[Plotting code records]
━━━━━━━━━━━━━━━━━━━━

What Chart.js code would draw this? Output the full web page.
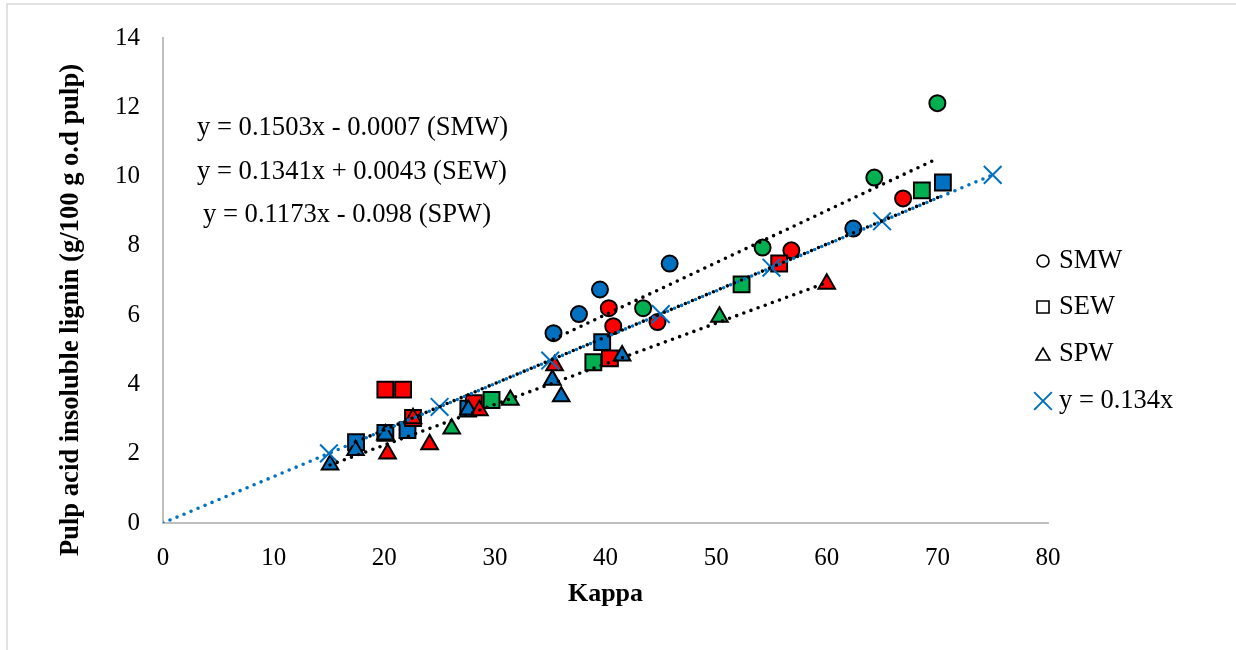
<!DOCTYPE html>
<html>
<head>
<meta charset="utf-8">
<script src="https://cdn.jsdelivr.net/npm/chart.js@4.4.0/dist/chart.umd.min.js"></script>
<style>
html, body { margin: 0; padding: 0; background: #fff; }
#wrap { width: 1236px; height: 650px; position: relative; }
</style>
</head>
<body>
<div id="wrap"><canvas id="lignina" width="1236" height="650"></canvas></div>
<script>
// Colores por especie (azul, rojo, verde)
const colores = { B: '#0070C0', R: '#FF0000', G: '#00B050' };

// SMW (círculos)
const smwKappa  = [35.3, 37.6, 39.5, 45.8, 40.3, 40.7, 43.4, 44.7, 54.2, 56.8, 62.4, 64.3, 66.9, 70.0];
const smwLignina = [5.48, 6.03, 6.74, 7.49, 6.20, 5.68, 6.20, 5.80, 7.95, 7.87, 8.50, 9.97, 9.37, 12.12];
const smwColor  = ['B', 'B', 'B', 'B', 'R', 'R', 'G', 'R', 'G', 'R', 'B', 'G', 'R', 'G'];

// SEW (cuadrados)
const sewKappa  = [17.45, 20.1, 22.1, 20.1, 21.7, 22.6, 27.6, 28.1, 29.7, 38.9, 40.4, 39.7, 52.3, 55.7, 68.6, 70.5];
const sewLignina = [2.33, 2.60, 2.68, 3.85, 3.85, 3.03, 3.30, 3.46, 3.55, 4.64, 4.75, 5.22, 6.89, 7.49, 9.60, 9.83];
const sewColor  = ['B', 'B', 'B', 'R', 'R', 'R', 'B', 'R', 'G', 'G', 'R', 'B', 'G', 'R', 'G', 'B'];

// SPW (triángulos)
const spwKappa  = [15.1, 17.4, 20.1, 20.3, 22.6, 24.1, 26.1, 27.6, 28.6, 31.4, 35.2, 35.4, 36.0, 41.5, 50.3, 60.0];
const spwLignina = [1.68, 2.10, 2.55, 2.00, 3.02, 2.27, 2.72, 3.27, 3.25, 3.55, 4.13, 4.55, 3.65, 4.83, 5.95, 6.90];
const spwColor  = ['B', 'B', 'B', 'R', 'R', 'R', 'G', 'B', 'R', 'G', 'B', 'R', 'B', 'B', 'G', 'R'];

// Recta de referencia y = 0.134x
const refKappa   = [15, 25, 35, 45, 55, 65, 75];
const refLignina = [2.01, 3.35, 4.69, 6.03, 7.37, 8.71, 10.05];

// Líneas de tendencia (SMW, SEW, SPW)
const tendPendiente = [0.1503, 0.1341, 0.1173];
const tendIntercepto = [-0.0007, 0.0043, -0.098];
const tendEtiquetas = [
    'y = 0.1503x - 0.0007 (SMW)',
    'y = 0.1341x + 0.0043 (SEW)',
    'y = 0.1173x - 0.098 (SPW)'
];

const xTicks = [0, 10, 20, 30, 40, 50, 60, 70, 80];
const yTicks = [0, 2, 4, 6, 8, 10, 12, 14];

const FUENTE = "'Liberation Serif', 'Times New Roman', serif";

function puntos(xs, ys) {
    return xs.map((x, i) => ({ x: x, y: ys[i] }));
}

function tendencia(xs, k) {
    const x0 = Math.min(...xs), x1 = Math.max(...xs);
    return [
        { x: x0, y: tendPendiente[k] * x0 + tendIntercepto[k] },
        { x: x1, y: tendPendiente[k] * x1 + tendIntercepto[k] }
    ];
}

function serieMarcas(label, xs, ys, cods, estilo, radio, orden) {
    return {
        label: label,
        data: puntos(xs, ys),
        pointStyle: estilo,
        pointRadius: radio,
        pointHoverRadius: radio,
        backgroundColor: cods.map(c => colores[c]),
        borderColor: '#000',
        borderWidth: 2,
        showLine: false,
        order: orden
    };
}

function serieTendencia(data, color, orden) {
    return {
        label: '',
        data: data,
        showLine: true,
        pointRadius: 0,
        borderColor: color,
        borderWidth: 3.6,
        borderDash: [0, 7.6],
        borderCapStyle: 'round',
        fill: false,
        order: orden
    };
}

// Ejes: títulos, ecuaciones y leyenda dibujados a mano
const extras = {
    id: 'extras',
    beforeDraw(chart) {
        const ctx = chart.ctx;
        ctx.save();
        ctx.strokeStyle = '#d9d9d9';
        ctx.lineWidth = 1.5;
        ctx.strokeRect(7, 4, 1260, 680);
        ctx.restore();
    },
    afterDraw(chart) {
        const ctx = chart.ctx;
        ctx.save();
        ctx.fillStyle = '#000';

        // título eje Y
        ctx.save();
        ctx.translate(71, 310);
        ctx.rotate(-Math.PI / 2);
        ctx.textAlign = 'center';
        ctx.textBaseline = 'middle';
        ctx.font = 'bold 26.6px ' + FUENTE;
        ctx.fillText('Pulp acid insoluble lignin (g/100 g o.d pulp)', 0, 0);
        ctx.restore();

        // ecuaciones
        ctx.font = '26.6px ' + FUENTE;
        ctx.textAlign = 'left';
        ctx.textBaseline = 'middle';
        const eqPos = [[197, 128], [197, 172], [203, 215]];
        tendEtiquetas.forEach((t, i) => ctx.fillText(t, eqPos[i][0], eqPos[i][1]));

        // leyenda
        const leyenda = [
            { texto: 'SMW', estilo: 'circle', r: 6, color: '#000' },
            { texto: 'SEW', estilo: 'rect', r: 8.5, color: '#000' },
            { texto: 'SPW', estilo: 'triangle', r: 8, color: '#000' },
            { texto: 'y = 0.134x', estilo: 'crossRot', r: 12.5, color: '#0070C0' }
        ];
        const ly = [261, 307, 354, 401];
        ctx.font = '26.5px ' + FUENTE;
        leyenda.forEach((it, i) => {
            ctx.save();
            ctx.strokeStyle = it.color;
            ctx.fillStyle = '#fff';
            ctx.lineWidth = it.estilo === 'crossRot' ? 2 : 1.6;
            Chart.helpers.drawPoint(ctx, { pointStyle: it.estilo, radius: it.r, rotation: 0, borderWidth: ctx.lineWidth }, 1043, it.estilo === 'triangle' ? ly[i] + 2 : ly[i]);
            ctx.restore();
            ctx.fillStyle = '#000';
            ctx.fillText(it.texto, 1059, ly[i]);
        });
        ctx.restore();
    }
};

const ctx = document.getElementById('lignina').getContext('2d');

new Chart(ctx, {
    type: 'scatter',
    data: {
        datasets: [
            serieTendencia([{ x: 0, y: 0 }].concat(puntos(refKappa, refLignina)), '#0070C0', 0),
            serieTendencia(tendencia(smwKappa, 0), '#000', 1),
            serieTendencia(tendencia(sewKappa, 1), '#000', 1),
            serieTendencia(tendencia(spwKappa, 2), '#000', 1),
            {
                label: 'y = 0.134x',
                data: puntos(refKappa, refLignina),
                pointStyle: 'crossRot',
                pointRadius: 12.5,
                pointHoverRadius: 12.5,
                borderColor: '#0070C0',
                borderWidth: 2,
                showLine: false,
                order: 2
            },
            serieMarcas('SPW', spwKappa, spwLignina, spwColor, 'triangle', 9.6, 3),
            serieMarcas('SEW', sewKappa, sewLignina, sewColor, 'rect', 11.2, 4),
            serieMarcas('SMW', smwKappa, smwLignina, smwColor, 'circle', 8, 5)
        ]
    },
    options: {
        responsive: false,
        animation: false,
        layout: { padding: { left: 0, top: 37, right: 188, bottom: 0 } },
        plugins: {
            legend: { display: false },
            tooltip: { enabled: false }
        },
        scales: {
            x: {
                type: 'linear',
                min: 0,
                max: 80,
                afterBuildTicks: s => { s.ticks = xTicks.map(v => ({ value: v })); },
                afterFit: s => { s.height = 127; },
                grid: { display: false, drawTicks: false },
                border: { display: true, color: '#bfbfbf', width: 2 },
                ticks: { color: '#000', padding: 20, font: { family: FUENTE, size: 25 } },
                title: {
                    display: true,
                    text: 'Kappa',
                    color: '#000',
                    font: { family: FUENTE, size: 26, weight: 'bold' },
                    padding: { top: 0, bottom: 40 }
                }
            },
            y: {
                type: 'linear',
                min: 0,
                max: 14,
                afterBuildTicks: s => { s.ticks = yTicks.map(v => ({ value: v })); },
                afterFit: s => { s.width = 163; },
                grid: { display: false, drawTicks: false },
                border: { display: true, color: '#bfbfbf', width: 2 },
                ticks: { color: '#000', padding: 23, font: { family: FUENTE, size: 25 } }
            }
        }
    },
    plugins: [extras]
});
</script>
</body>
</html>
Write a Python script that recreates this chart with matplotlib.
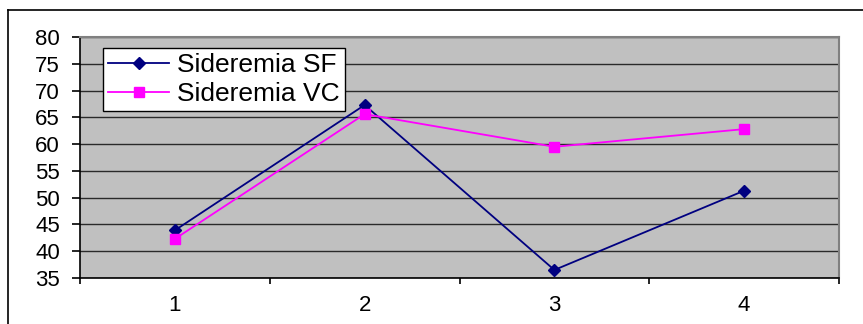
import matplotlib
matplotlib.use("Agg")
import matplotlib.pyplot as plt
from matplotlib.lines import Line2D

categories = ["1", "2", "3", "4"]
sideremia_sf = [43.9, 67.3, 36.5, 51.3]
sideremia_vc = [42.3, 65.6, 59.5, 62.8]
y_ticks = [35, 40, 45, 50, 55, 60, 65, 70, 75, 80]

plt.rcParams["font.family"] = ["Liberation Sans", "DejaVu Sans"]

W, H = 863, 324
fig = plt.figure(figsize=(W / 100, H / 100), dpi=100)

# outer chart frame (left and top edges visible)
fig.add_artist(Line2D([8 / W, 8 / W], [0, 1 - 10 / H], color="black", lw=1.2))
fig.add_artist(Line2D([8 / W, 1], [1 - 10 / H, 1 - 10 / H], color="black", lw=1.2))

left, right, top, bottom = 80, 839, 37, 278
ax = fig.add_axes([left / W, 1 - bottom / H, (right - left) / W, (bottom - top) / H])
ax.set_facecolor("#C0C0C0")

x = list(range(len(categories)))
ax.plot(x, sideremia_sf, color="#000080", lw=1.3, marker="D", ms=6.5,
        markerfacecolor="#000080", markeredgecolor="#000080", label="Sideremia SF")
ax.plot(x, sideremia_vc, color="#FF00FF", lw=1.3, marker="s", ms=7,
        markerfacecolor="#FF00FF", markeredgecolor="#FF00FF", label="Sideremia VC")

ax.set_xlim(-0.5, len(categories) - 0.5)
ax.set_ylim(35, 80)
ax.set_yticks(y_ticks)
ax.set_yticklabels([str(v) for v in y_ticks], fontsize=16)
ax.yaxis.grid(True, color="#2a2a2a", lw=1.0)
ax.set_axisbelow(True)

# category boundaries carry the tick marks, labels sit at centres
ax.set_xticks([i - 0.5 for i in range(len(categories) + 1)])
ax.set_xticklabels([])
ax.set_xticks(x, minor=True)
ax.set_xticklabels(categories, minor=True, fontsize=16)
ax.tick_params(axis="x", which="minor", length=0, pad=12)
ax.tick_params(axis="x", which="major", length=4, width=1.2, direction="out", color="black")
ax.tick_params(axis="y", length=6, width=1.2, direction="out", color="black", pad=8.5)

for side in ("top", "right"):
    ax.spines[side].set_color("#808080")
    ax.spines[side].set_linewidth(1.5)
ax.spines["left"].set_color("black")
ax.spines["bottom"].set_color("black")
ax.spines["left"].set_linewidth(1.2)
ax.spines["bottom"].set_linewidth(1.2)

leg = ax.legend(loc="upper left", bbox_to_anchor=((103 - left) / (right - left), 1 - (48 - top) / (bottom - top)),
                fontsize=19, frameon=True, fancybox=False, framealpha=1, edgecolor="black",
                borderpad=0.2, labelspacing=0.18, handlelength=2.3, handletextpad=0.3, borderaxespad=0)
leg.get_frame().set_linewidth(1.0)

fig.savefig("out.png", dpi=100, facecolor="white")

━━━━━━━━━━━━━━━━━━━━

▶ **REQUEST**
Omit all pictures and repeat exactly the lines from the one containing "Write a Python" through the one containing "70, 75, 80]", ends included, with nothing added.

▶ **FINISHED TASK**
Write a Python script that recreates this chart with matplotlib.
import matplotlib
matplotlib.use("Agg")
import matplotlib.pyplot as plt
from matplotlib.lines import Line2D

categories = ["1", "2", "3", "4"]
sideremia_sf = [43.9, 67.3, 36.5, 51.3]
sideremia_vc = [42.3, 65.6, 59.5, 62.8]
y_ticks = [35, 40, 45, 50, 55, 60, 65, 70, 75, 80]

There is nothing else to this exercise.